Egypt's $12 billion three-year IMF loan programme will be repaid in 10 years with a 4.5-year grace period, with the reforms agreed with the international lender aiming to boost growth and curb inflation, the finance ministry said on Sunday.
The International Monetary Fund on Friday approved a programme aimed at helping Egypt close its budget gap and boost economic growth by luring new foreign investment.
The finance ministry said the reforms target GDP growth of 5.5 percent and inflation of less than 10 percent by the 2018-19 fiscal year.
Egypt's economy grew 4.3 percent in the 2015-16 fiscal year and inflation was just below 14 percent in October.
Later on Sunday Egypt's finance ministry released its 2017-18 fiscal year draft budget, which targets a budget deficit of 8.5 to 9.5 percent of GDP, down from a 12.2 percent deficit for 2015-16.
Egypt's fiscal year starts in July and the budget is subject to approval and possible revision by the government, parliament, and president.

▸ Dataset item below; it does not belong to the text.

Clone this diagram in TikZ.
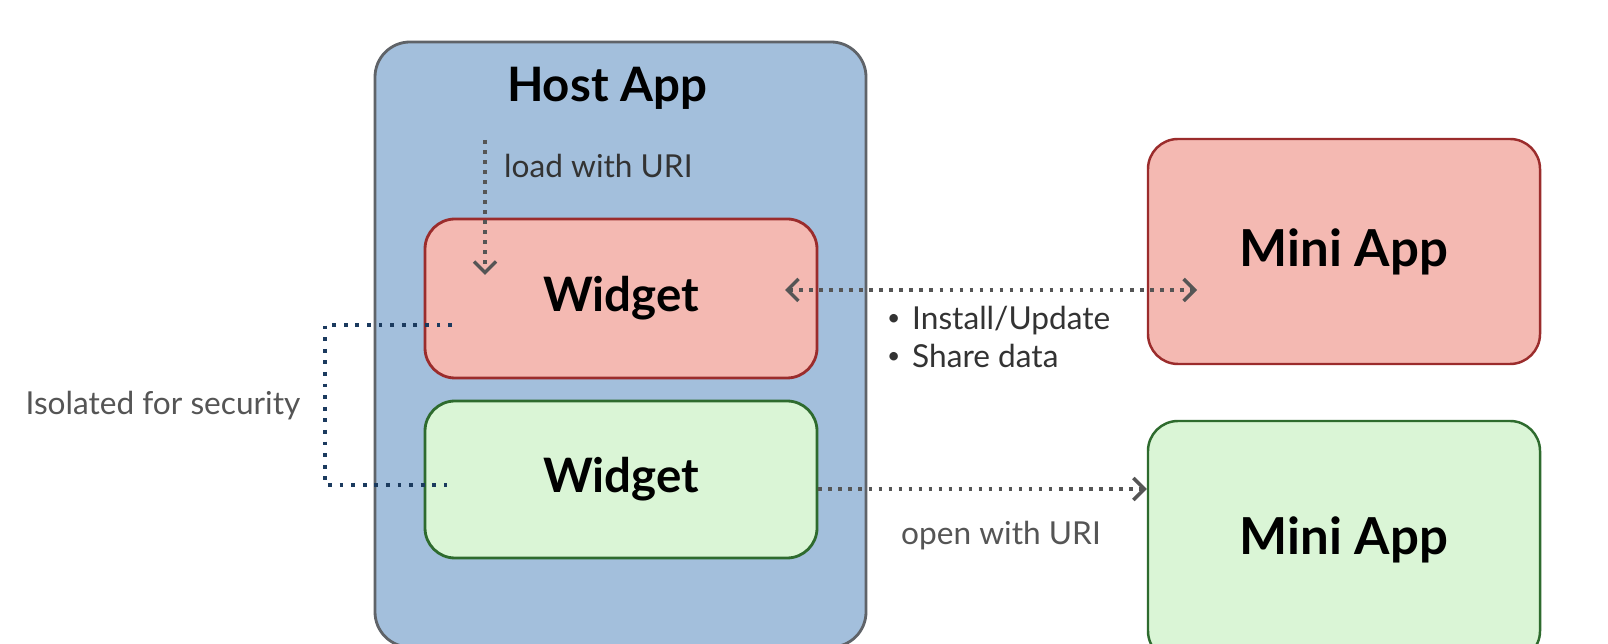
\documentclass[tikz,border=0pt]{standalone}
\usepackage{fontspec}
\setmainfont{Lato}
\usepackage{xcolor}
\usepackage{tikz}
\usetikzlibrary{arrows.meta,positioning,calc}

\definecolor{hostfill}{HTML}{A3BFDC}
\definecolor{hostline}{HTML}{5F6368}
\definecolor{redfill}{HTML}{F4B9B2}
\definecolor{redline}{HTML}{9B2C2C}
\definecolor{greenfill}{HTML}{DAF5D6}
\definecolor{greenline}{HTML}{2E6B2E}
\definecolor{flowgray}{HTML}{555555}
\definecolor{isoblue}{HTML}{1B3A5E}
\definecolor{labelgray}{HTML}{333333}

\begin{document}
\begin{tikzpicture}[
        box/.style={rounded corners=0.6cm, line width=1.6pt, inner sep=0pt},
        hostbox/.style={box, rounded corners=0.7cm, fill=hostfill, draw=hostline, minimum width=9.82cm, minimum height=12.1cm},
        redbox/.style={box, fill=redfill, draw=redline},
        greenbox/.style={box, fill=greenfill, draw=greenline},
        title/.style={font=\fontsize{27}{30}\selectfont\bfseries},
        note/.style={font=\fontsize{18}{21.5}\selectfont, text=labelgray},
        flow/.style={draw=flowgray, line width=2.1pt, dash pattern=on 2.1pt off 3.6pt,
            -{Straight Barb[length=0.22cm, width=0.44cm, line width=2pt]}},
        bothflow/.style={flow, {Straight Barb[length=0.22cm, width=0.44cm, line width=2pt]}-{Straight Barb[length=0.22cm, width=0.44cm, line width=2pt]}},
        isoline/.style={draw=isoblue, line width=2.2pt, dash pattern=on 2.2pt off 4.4pt}]
    \clip (0,0) rectangle (32.16,12.88);
    \fill[white] (0,0) rectangle (32.16,12.88);

    % host app
    \node[hostbox] (host) at (12.41,5.99) {};
    \node[title] (hosttitle) at (12.14,11.12) {Host App};

    % widgets
    \node[redbox, minimum width=7.84cm, minimum height=3.18cm] (widget1) at (12.42,6.91) {};
    \node[title] at (widget1.center) {Widget};
    \node[greenbox, minimum width=7.84cm, minimum height=3.14cm] (widget2) at (12.42,3.29) {};
    \node[title] at (widget2.center) {Widget};

    % mini apps
    \node[redbox, line width=1.4pt, minimum width=7.84cm, minimum height=4.5cm] (mini1) at (26.88,7.85) {};
    \node[title, font=\fontsize{29}{32}\selectfont\bfseries] at (mini1.center) {Mini App};
    \node[greenbox, line width=1.4pt, minimum width=7.84cm, minimum height=4.8cm] (mini2) at (26.88,2.06) {};
    \node[title, font=\fontsize{29}{32}\selectfont\bfseries] at (26.88,2.08) {Mini App};

    % connectors
    \coordinate (loadtop) at (9.7,10.08);
    \coordinate (loadend) at (9.7,7.38);
    \draw[flow] (loadtop) -- (loadend);
    \node[note, anchor=west] (loadlabel) at (9.96,9.56) {load with URI};

    \coordinate (shareleft) at (15.7,7.08);
    \coordinate (shareright) at (23.94,7.08);
    \draw[bothflow] (shareleft) -- (shareright);
    \node[note, anchor=north west, align=left] (sharelabel) at (17.62,6.88)
        {\makebox[0.5cm][l]{\raisebox{0.12em}{\fontsize{13}{13}\selectfont\textbullet}}Install/Update\\
         \makebox[0.5cm][l]{\raisebox{0.12em}{\fontsize{13}{13}\selectfont\textbullet}}Share data};

    \coordinate (openstart) at (widget2.east |- 0,3.1);
    \draw[flow] (openstart) -- (mini2.west |- openstart);
    \node[note, text=flowgray] (openlabel) at (20.02,2.16) {open with URI};

    % isolation bracket
    \coordinate (isotop) at (9.04,6.38);
    \coordinate (isobottom) at (8.94,3.18);
    \draw[isoline] (isotop) -- (6.5,6.38) -- (6.5,3.18) -- (isobottom);
    \node[note, text=flowgray] (isolabel) at (3.26,4.76) {Isolated for security};
\end{tikzpicture}
\end{document}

The draft budget targets economic growth of 4-5 percent and unemployment of 11-12 percent.
As part of the reforms aimed at clinching the $12 billion IMF loan, the government has introduced a raft of economic measures, including a Value Added Tax and fuel price hikes, but these have meant greater hardship for a population already facing high prices and sluggish growth.
Minister of International Cooperation Sahar Nasr told Reuters that Egypt is seeking new financing to expand projects aimed at creating jobs and shielding its poorest people from austerity measures.

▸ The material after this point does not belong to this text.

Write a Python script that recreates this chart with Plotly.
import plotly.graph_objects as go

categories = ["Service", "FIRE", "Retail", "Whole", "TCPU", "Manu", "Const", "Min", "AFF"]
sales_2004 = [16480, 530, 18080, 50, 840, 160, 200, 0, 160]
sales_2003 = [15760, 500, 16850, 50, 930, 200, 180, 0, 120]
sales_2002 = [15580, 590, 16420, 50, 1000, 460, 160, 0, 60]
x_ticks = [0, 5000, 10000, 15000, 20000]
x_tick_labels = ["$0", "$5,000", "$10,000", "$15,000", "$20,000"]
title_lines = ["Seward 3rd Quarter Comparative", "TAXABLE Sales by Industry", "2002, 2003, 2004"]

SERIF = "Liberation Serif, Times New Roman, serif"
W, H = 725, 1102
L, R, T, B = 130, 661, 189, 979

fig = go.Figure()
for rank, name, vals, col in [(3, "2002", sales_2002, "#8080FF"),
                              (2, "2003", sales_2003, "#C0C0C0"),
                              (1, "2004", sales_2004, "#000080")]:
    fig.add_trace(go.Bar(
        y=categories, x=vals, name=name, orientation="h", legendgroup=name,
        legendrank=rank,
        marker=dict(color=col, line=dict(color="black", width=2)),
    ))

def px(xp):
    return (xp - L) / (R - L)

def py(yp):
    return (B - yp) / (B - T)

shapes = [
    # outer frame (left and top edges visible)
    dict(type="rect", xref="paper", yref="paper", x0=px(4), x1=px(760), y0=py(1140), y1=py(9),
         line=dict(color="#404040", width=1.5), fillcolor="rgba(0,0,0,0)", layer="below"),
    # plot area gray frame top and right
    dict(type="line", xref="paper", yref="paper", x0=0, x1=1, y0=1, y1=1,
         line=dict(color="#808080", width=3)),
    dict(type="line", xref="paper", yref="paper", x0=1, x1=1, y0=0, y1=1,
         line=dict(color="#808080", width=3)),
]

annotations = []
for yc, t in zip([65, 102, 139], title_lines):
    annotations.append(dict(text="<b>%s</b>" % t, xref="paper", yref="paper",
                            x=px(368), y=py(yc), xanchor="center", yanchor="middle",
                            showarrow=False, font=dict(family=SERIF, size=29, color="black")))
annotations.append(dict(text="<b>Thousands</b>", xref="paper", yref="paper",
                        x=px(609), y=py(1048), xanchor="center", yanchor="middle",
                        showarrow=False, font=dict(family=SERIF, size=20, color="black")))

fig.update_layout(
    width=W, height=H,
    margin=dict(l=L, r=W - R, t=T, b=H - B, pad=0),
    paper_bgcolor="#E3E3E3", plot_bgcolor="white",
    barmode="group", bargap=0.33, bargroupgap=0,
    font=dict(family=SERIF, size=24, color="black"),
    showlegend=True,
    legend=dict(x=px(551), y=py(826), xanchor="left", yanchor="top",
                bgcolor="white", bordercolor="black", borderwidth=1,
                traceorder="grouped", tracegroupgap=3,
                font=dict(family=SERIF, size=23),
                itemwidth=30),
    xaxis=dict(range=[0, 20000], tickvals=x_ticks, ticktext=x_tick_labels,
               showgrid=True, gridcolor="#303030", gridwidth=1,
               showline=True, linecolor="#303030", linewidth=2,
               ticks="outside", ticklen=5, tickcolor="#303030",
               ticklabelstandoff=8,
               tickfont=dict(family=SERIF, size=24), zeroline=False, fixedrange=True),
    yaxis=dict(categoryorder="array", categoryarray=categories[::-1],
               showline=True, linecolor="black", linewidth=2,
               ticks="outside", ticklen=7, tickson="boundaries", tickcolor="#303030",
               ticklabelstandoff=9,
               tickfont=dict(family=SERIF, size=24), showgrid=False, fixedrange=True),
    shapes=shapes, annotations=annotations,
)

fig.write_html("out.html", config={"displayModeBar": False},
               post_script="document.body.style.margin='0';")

Egypt has been negotiating billions of dollars in aid from various lenders to help revive its economy, battered by political and economic upheaval since the 2011 uprising.
Having won IMF board approval for its programme, Egypt is expected to receive an initial loan tranche of $2.75 billion.
The remainder of the $12 billion loan will be phased in over the next three years, subject to five reviews on required reforms.